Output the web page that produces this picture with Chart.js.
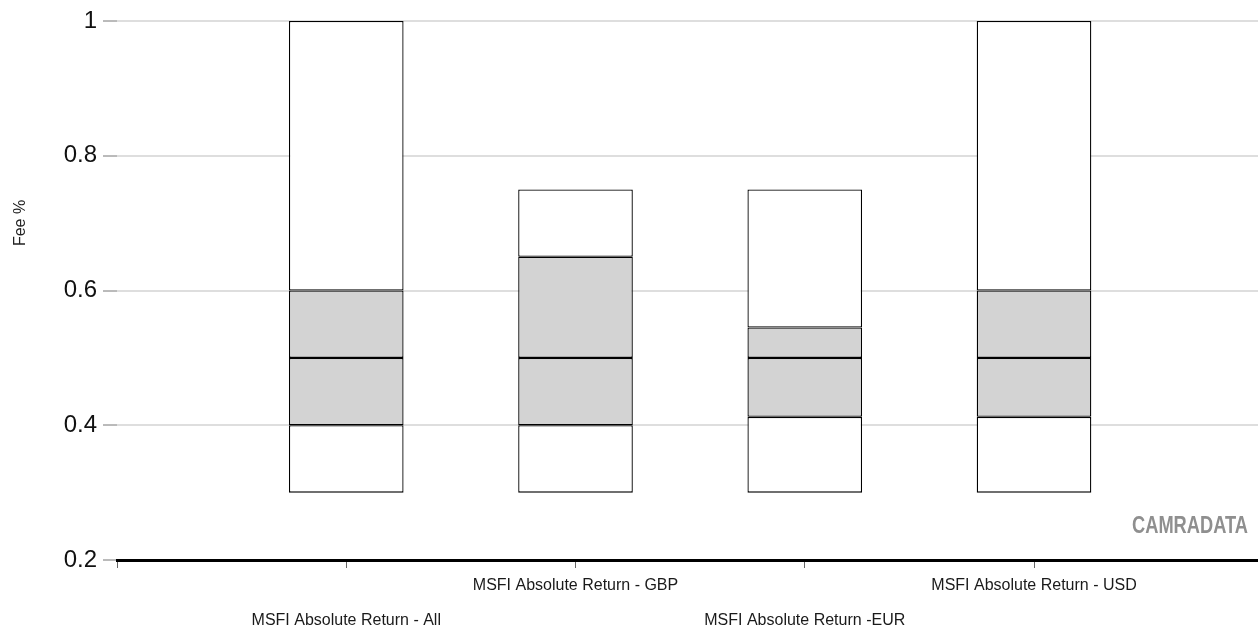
<!DOCTYPE html>
<html>
<head>
<meta charset="utf-8">
<script src="https://cdn.jsdelivr.net/npm/chart.js@4/dist/chart.umd.min.js"></script>
<style>
  body { margin: 0; background: #fff; }
  #wrap { width: 1258px; height: 636px; }
</style>
</head>
<body>
<div id="wrap"><canvas id="feeChart"></canvas></div>
<script>
// fee ranges per universe
const categories = [
  "MSFI Absolute Return - All",
  "MSFI Absolute Return - GBP",
  "MSFI Absolute Return -EUR",
  "MSFI Absolute Return - USD",
];
const minFee = [0.3, 0.3, 0.3, 0.3];
const lowerQuartile = [0.4, 0.4, 0.4125, 0.4125];
const medianFee = [0.5, 0.5, 0.5, 0.5];
const upperQuartile = [0.6, 0.65, 0.545, 0.6];
const maxFee = [1.0, 0.75, 0.75, 1.0];

const narrowFont = "'Liberation Sans Narrow', 'Arial Narrow', 'Liberation Sans', sans-serif";
const plainFont = "'Liberation Sans', Arial, sans-serif";

// one floating bar segment per category, x = 1..4
const segment = (lows, highs, fill) => ({
  data: categories.map((c, i) => ({ x: i + 1, y: [lows[i], highs[i]] })),
  backgroundColor: fill,
  borderColor: "#000",
  borderWidth: 1.3,
  borderSkipped: false,
  grouped: false,
  categoryPercentage: 1,
  barPercentage: 0.5,
});

const extras = {
  id: "extras",
  afterDraw: function (chart) {
    const ctx = chart.ctx;
    ctx.save();
    // y axis title
    ctx.translate(21, 223);
    ctx.rotate(-Math.PI / 2);
    ctx.font = "16px " + plainFont;
    ctx.fillStyle = "#222";
    ctx.textAlign = "center";
    ctx.textBaseline = "middle";
    ctx.fillText("Fee %", 0, 0);
    ctx.restore();

    // watermark
    ctx.save();
    ctx.font = "bold 24px " + narrowFont;
    ctx.fillStyle = "#8f8f8f";
    ctx.textAlign = "right";
    ctx.textBaseline = "alphabetic";
    ctx.fillText("CAMRADATA", chart.chartArea.right - 10, 533, 116);
    ctx.restore();
  },
};

new Chart(document.getElementById("feeChart"), {
  type: "bar",
  data: {
    datasets: [
      segment(minFee, lowerQuartile, "#ffffff"),
      segment(lowerQuartile, medianFee, "#d3d3d3"),
      segment(medianFee, upperQuartile, "#d3d3d3"),
      segment(upperQuartile, maxFee, "#ffffff"),
    ],
  },
  options: {
    responsive: true,
    maintainAspectRatio: false,
    animation: false,
    layout: { padding: { top: 21, right: 0, left: 0, bottom: 0 } },
    plugins: {
      legend: { display: false },
      tooltip: { enabled: false },
    },
    scales: {
      x: {
        type: "linear",
        position: "bottom",
        offset: false,
        min: 0,
        max: 4.977,
        afterBuildTicks: (scale) => {
          scale.ticks = [0, 1, 2, 3, 4].map((v) => ({ value: v }));
        },
        afterFit: (scale) => {
          scale.height = 76;
        },
        ticks: {
          autoSkip: false,
          maxRotation: 0,
          padding: 0,
          color: "#1a1a1a",
          font: { family: narrowFont, size: 16, lineHeight: "35px" },
          callback: (v) => {
            const label = categories[v - 1];
            if (!label) return "";
            // alternate labels between two rows
            return v % 2 === 0 ? [label] : ["", label];
          },
        },
        grid: {
          offset: false,
          drawOnChartArea: false,
          drawTicks: true,
          tickLength: 8,
          tickColor: "#666",
          tickWidth: 1,
        },
        border: { display: true, color: "#000", width: 3 },
      },
      y: {
        min: 0.2,
        max: 1,
        afterFit: (scale) => {
          scale.width = 117;
        },
        ticks: {
          stepSize: 0.2,
          padding: 6,
          color: "#111",
          font: { family: plainFont, size: 24 },
          callback: (v) => String(Math.round(v * 10) / 10),
        },
        grid: {
          color: "#dedede",
          lineWidth: 2,
          drawTicks: true,
          tickLength: 14,
          tickColor: "#777",
          tickWidth: 1,
        },
        border: { display: false },
      },
    },
  },
  plugins: [extras],
});
</script>
</body>
</html>
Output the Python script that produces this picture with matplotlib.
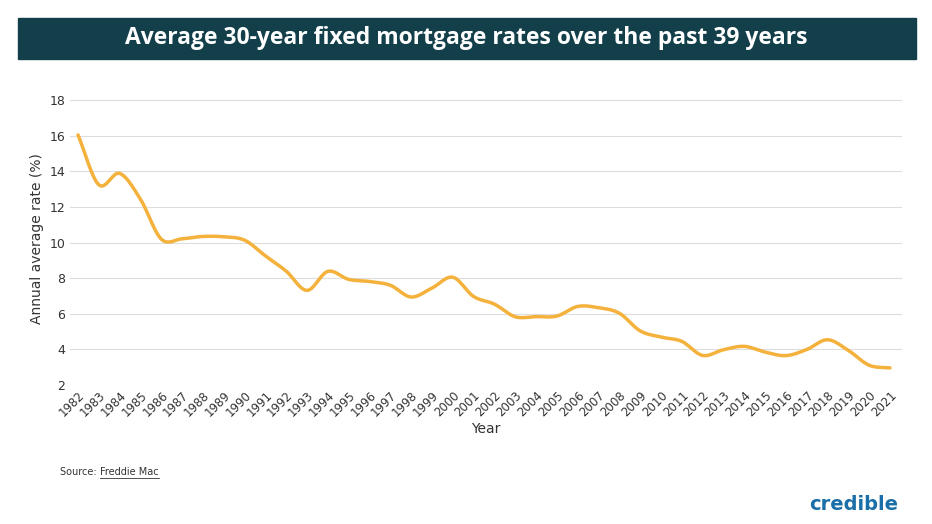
import numpy as np
import matplotlib.pyplot as plt

years = list(range(1982, 2022))
rates = [16.04, 13.24, 13.88, 12.43, 10.19, 10.21, 10.34, 10.32, 10.13, 9.25,
         8.39, 7.31, 8.38, 7.93, 7.81, 7.60, 6.94, 7.44, 8.05, 6.97,
         6.54, 5.83, 5.84, 5.87, 6.41, 6.34, 6.03, 5.04, 4.69, 4.45,
         3.66, 3.98, 4.17, 3.85, 3.65, 3.99, 4.54, 3.94, 3.11, 2.96]
y_ticks = [2, 4, 6, 8, 10, 12, 14, 16, 18]

LINE = "#F4B23C"
BAR = "#123F4A"


def catmull_rom(x, y, n=12):
    # smooth the line through the points, like the original chart
    x = np.asarray(x, float)
    y = np.asarray(y, float)
    px = np.concatenate([[2 * x[0] - x[1]], x, [2 * x[-1] - x[-2]]])
    py = np.concatenate([[2 * y[0] - y[1]], y, [2 * y[-1] - y[-2]]])
    xs, ys = [], []
    t = np.linspace(0, 1, n, endpoint=False)
    for i in range(1, len(px) - 2):
        for p, out in ((px, xs), (py, ys)):
            p0, p1, p2, p3 = p[i - 1:i + 3]
            out.extend(0.5 * (2 * p1 + (-p0 + p2) * t
                              + (2 * p0 - 5 * p1 + 4 * p2 - p3) * t ** 2
                              + (-p0 + 3 * p1 - 3 * p2 + p3) * t ** 3))
    xs.append(x[-1])
    ys.append(y[-1])
    return xs, ys


fig = plt.figure(figsize=(9.32, 5.24), dpi=100)
fig.patch.set_facecolor("white")

# title bar
fig.patches.append(plt.Rectangle((18 / 932, 1 - 59 / 524), 898 / 932, 41 / 524,
                                 transform=fig.transFigure, color=BAR, zorder=0))
fig.text(466 / 932, 1 - 38 / 524, "Average 30-year fixed mortgage rates over the past 39 years",
         ha="center", va="center", color="white", fontsize=16.5, fontweight="bold",
         family="Open Sans")

# axes: 2 at y=385px, 18 at y=100px; 1982 at x=78, 2021 at x=890
ax = fig.add_axes([70 / 932, 1 - 385 / 524, 832 / 932, 293 / 524])
sx, sy = catmull_rom(years, rates)
ax.plot(sx, sy, color=LINE, lw=2.5, solid_capstyle="round")

ax.set_ylim(2, 18 + 16 * 8 / 285)
ax.set_yticks(y_ticks)
x0 = 1982 - 8 * 39 / 812
ax.set_xlim(x0, x0 + 832 * 39 / 812)
ax.set_xticks(years)
ax.set_xticklabels([str(y) for y in years], rotation=45, ha="right",
                   rotation_mode="anchor", fontsize=8.5, color="#333333")
ax.tick_params(axis="y", labelsize=9, colors="#333333", length=0)
ax.tick_params(axis="x", length=0, pad=3)
ax.grid(axis="y", color="#dddddd", lw=0.8)
for s in ax.spines.values():
    s.set_visible(False)
ax.set_ylabel("Annual average rate (%)", fontsize=10, color="#333333")
ax.set_xlabel("Year", fontsize=10, color="#333333", labelpad=2)

fig.text(60 / 932, 1 - 472 / 524, "Source: ", fontsize=7, color="#333333", va="center")
fig.text(100 / 932, 1 - 472 / 524, "Freddie Mac", fontsize=7, color="#333333", va="center")
fig.lines.append(plt.Line2D([100 / 932, 159 / 932], [1 - 478 / 524] * 2,
                            transform=fig.transFigure, color="#333333", lw=0.6))
fig.text(898 / 932, 1 - 505 / 524, "credible", fontsize=14, fontweight="bold",
         color="#1B6FA8", ha="right", va="center")

fig.savefig("out.png", dpi=100)
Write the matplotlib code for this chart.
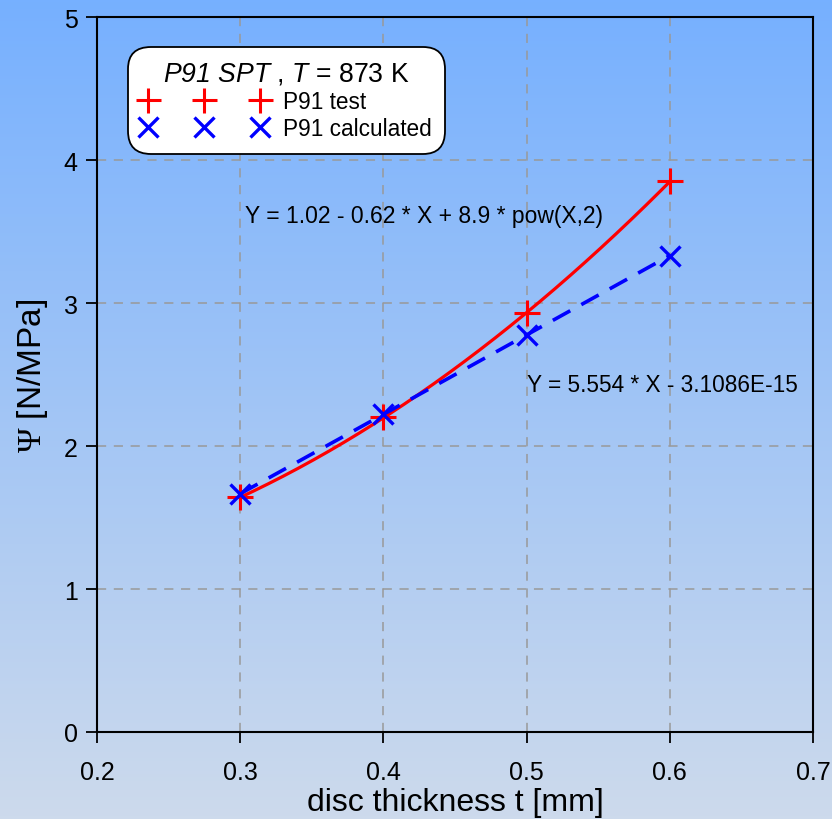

» **WHAT NEEDS TO BE DONE**
Pick every line with "Output" in it and copy it.

» **RESPONSE**
Output the web page that produces this picture with Chart.js.
Output the Python script that produces this picture with matplotlib.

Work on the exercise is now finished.